There is no overarching single regulator for green bonds in China. Those issued by financial institutions are regulated by the People’s Bank of China (PBOC), those issued by state-owned enterprises are regulated by the National Development and Reform Commission (NDRC), while green bonds issued by listed companies follow the regulations of the China Securities Regulatory Commission (CSRC).
Nonetheless, China’s green finance regime is improving. In March, six government agencies including the NDRC and PBOC issued a set of criteria to define green projects, so that bonds which finance these projects can be classified as green bonds by the Chinese government.

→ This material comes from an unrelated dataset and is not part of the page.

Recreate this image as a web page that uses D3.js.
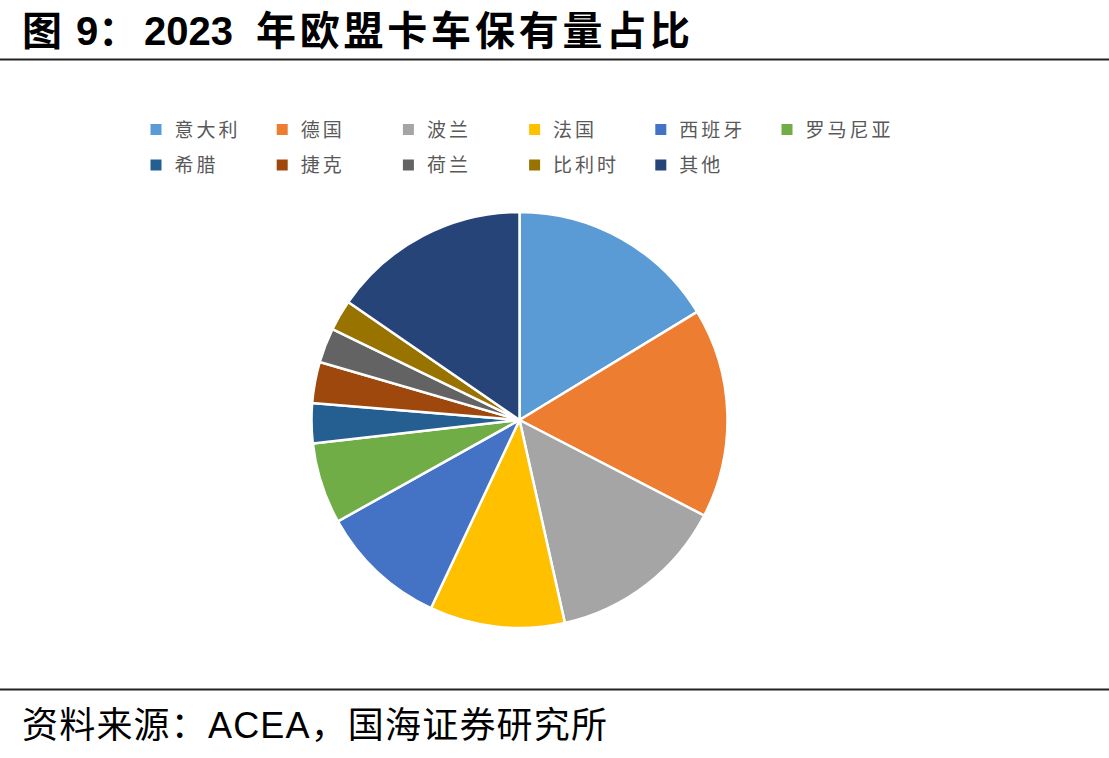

As for Asean, the region’s green bond standards were launched in November 2017 and updated last year to align with the Green Bond Principles of the International Capital Market Association (ICMA), a Swiss-headquartered organisation which promotes international standards for capital markets.
The Monetary Authority of Singapore (MAS) wants to nurture the growth of green, social and sustainability bonds. “So far, over S$6 billion ($4.4 billion) worth of green bonds have been issued here and we aim to scale this up further over time,” said Heng Swee Keat, Singapore's deputy prime minister and finance minister, recently.
In South Korea, Korea Electric Power Corporation (KEPCO), the country's largest electricity company, has just sold a 5-year Reg S/144A $500 million green bond at 2.5% to finance green projects. The paper priced at 99.548 to yield 2.597%, equivalent to the 5-year US Treasury rate plus 75bp, in from initial price guidance of the area of 5-year US Treasury rate plus 100bp. On Tuesday morning, the bond rose to 100.089 to yield at Treasuries plus 73.3bp.
It is expected that the bond will be rated AA- by Fitch Ratings, while Moody's and S&P Global Ratings have rated this bond Aa2 and AA respectively. Joint bookrunners are Bank of America Merrill Lynch, Citigroup and Credit Agricole CIB. KEPCO's $500 million green bond had an order book of $3 billion from 124 accounts, with 66% of the orders from Asia, 22% from Europe and 12% from the US.
South Korea lacks market guidance or standards for green bonds, which can cause confusion in the local market around the types of assets and projects that can be considered green, said an Asian Development Bank Institute report in November last year. Globally accepted standards, such as the Climate Bonds Standard, can help.
Poor or inadequate disclosure of green environmental information is getting increasingly costly for companies. For the first time, CDP, a nonprofit global environmental disclosure platform, named companies for not being transparent enough about their environmental impact. Its list targeted 707 companies in 46 countries for not reporting their climate change, water security and deforestation data, including Chinese e-commerce giant Alibaba and Genting Plantations of Malaysia.
CDP is acting on behalf of 88 investors with nearly $10 trillion of assets, who are pushing for better disclosure from these companies.